EXERCISE DESCRIPTION ▸ Look over the lines below. Report each one that includes the string "matplotlib".

GIVEN DATA ▸
┌──

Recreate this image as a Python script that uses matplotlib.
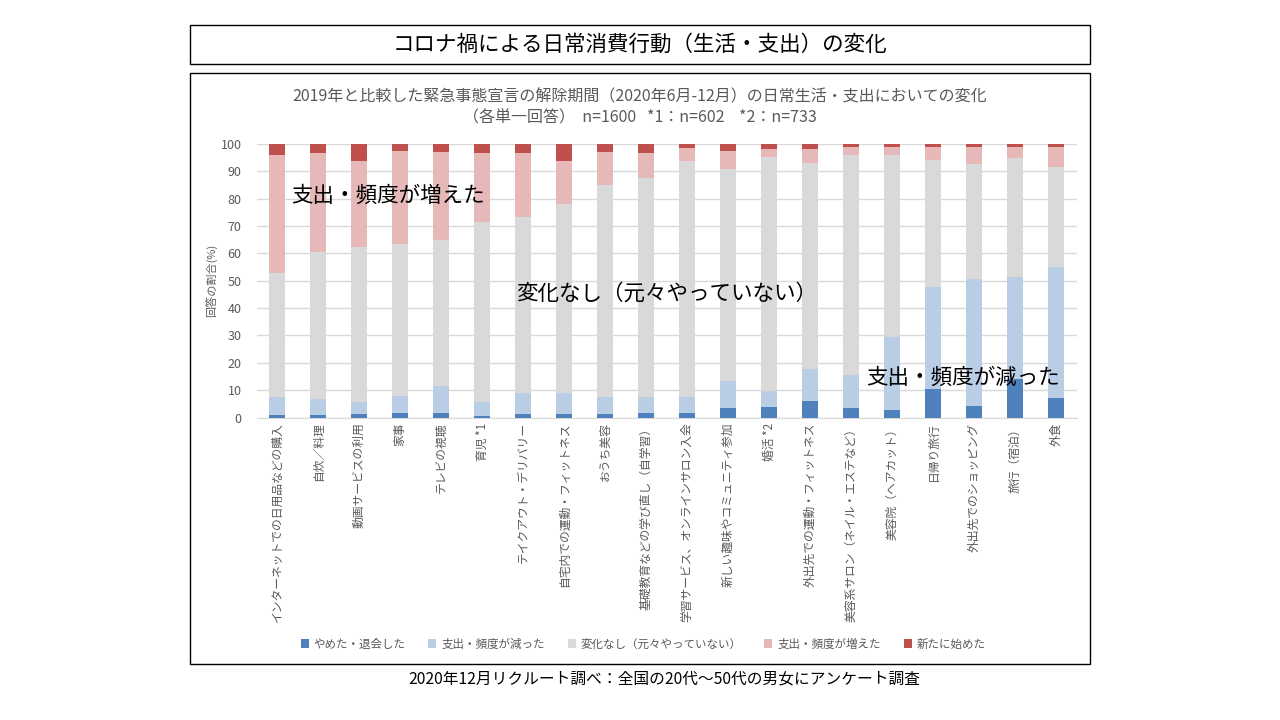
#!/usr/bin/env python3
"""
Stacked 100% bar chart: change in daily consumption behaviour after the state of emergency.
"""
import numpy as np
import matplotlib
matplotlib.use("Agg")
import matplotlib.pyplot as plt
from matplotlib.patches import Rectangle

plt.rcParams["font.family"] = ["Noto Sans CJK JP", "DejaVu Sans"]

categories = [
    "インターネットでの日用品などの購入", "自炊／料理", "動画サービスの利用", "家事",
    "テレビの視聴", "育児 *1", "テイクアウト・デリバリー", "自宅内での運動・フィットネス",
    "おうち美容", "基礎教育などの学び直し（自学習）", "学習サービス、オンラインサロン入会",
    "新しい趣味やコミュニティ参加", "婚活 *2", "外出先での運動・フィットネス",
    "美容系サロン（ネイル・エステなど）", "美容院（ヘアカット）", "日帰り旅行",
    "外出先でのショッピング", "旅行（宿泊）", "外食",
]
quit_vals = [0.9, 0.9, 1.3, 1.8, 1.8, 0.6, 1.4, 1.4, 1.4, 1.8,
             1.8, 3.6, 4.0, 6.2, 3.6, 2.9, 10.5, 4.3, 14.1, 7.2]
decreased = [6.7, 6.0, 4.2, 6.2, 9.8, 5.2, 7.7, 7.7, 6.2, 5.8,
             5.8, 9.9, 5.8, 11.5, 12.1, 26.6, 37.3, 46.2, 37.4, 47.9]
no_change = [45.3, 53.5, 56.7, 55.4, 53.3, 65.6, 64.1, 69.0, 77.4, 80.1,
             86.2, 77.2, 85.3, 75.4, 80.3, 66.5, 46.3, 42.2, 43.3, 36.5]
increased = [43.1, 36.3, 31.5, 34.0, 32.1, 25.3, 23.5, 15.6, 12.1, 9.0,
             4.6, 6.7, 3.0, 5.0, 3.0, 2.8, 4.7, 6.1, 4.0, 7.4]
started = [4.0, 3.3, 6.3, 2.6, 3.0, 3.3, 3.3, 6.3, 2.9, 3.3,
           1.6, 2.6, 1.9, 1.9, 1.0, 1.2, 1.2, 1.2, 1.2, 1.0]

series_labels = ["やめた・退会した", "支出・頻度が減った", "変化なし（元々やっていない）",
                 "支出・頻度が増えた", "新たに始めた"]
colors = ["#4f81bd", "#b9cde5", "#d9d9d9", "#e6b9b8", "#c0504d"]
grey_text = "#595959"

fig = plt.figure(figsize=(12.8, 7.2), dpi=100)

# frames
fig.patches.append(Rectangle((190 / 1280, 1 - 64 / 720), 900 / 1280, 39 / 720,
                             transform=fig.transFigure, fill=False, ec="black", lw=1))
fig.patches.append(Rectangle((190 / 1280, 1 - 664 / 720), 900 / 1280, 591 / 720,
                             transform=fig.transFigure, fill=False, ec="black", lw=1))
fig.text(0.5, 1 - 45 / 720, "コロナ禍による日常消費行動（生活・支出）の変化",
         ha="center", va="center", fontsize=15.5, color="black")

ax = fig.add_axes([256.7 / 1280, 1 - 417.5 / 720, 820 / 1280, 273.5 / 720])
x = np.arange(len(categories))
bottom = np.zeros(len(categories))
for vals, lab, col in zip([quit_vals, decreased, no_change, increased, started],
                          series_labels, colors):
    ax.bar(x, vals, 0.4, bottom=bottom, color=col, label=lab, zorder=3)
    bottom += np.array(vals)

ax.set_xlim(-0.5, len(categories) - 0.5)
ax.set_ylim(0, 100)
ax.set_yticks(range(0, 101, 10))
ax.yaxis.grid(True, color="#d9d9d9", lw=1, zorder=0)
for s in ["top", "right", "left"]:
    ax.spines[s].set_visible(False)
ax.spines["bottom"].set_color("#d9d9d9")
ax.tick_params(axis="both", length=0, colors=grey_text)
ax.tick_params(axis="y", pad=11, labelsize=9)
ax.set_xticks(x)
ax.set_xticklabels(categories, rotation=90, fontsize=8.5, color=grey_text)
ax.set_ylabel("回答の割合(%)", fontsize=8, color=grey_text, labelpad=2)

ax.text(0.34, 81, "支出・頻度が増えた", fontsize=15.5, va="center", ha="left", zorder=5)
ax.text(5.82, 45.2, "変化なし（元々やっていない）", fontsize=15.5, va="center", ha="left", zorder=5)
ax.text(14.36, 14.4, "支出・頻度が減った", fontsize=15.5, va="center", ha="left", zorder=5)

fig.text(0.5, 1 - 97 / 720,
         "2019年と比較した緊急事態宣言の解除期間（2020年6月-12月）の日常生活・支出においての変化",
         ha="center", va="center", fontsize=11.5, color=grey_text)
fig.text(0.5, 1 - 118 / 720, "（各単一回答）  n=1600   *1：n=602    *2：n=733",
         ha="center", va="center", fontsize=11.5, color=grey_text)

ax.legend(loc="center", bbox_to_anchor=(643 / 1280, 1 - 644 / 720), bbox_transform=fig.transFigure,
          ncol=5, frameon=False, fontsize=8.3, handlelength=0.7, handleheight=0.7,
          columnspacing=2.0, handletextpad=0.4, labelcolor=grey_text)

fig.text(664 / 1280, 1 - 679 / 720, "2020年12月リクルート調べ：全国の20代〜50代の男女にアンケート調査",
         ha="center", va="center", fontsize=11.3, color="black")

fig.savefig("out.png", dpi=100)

└──

FULL OUTPUT ▸
Recreate this image as a Python script that uses matplotlib.
import matplotlib
matplotlib.use("Agg")
import matplotlib.pyplot as plt
from matplotlib.patches import Rectangle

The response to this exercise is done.